Turrell talks in an Art 21 segment about how the idea for this wonderful space came about. He talks about the fact that the sky space seems to bring the sky and the atmosphere closer, just by framing it (and framing the horizon, trees, and buildings out). He says that by looking at the sky space, you realize that the sky is close to you all the time; in fact you're walking around in it! You're in the atmosphere! I think that's a really accurate description of how it feels to watch this space: it creates a kind of intimacy with the sky. And that's important these days, given how imperiled our atmosphere is, and by implication, the whole biosphere. You begin to love it a little more, rather than just taking it for granted or ignoring it.
The sky space also gives a city dweller an opportunity to experience what residents of the wide-open spaces of the Far West feel all the time: the beauty and importance of the sky. When you're out in the Big Bend, for example, there are places where there seems to be almost nothing but sky. In the Chihuahuan desert, you can see the horizon around you for 360 degrees, and then there's this enormous bowl of the sky inverted over the apparently flat Earth. At night this bowl becomes alive with stars and meteors, and it's a show more impressive than any puny thing that happens on the ground. The spectacle sort of puts things in perspective.
At the meeting house, though, after it got dark, the roof rolled over the sky space, and an artificial light show came on, which was also pretty nice. You can't see stars in Houston anyway.

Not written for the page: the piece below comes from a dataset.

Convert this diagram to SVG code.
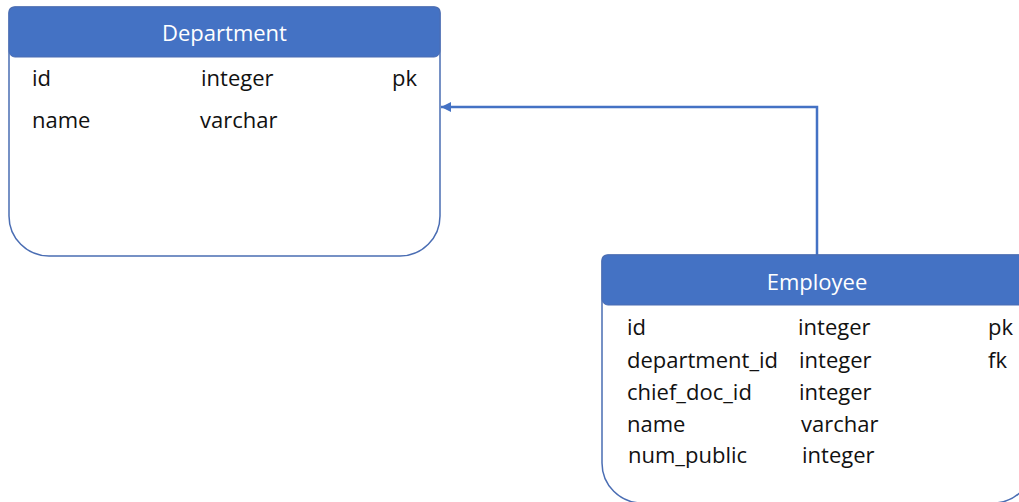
<svg xmlns="http://www.w3.org/2000/svg" width="1019" height="502" viewBox="0 0 1019 502">
<defs>
<style>
.body{fill:#ffffff;stroke:#4a6db3;stroke-width:1.5}
.hdr{fill:#4472c4;stroke:#4a6db3;stroke-width:1}
.title{font-family:"Open Sans","Liberation Sans",sans-serif;font-size:22px;fill:#ffffff;text-anchor:middle}
.t{font-family:"Open Sans","Liberation Sans",sans-serif;font-size:22px;fill:#111111}
.conn{fill:none;stroke:#4472c4;stroke-width:2.5}
</style>
<marker id="arr" markerWidth="12" markerHeight="12" refX="10" refY="6" orient="auto" markerUnits="userSpaceOnUse">
<path d="M0,1 L10,6 L0,11 Z" fill="#4472c4"/>
</marker>
</defs>
<g id="connectors">
<path class="conn" d="M817,255 V107 H441" marker-end="url(#arr)"/>
</g>
<g id="department">
<path class="body" d="M9,13 Q9,7 15,7 H434 Q440,7 440,13 V216 A40,40 0 0 1 400,256 H49 A40,40 0 0 1 9,216 Z"/>
<rect class="hdr" x="9" y="7" width="431" height="50" rx="6"/>
<text class="title" x="224.5" y="41">Department</text>
<text class="t" x="32" y="86">id</text>
<text class="t" x="201" y="86">integer</text>
<text class="t" x="392" y="86">pk</text>
<text class="t" x="32" y="128">name</text>
<text class="t" x="200" y="128">varchar</text>
</g>
<g id="employee">
<path class="body" d="M602,261 Q602,255 608,255 H1027 Q1033,255 1033,261 V463 A40,40 0 0 1 993,503 H642 A40,40 0 0 1 602,463 Z"/>
<rect class="hdr" x="602" y="255" width="431" height="50" rx="6"/>
<text class="title" x="817" y="290">Employee</text>
<text class="t" x="627" y="335">id</text>
<text class="t" x="798" y="335">integer</text>
<text class="t" x="988" y="335">pk</text>
<text class="t" x="627" y="368">department_id</text>
<text class="t" x="799" y="368">integer</text>
<text class="t" x="988" y="368">fk</text>
<text class="t" x="627" y="400">chief_doc_id</text>
<text class="t" x="799" y="400">integer</text>
<text class="t" x="627" y="432">name</text>
<text class="t" x="801" y="432">varchar</text>
<text class="t" x="628" y="463">num_public</text>
<text class="t" x="802" y="463">integer</text>
</g>
</svg>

Turrell is working right now on a decades-long project at Roden Crater in Arizona. This is a huge volcanic cone that Turrell is remodeling to be the Mother of All Sky Spaces. It will be a sort of Stonehenge of contemporary American art, if the drawings are to be believed. I can't claim to understand Roden Crater really, but I hope it opens soon so I can go try to understand it. The Dia Foundation is supporting its construction in large part. It's a natural project for them, given their interest in earth works and the legacy of Minimalism and Donald Judd. It's good that the wealth created by oil in Texas has contributed so much to monumental projects like Roden Crater that could not be built without a lot of support. But it's also great to have smaller, more modest, yet sublime pieces like the sky space in the Friends Meeting House.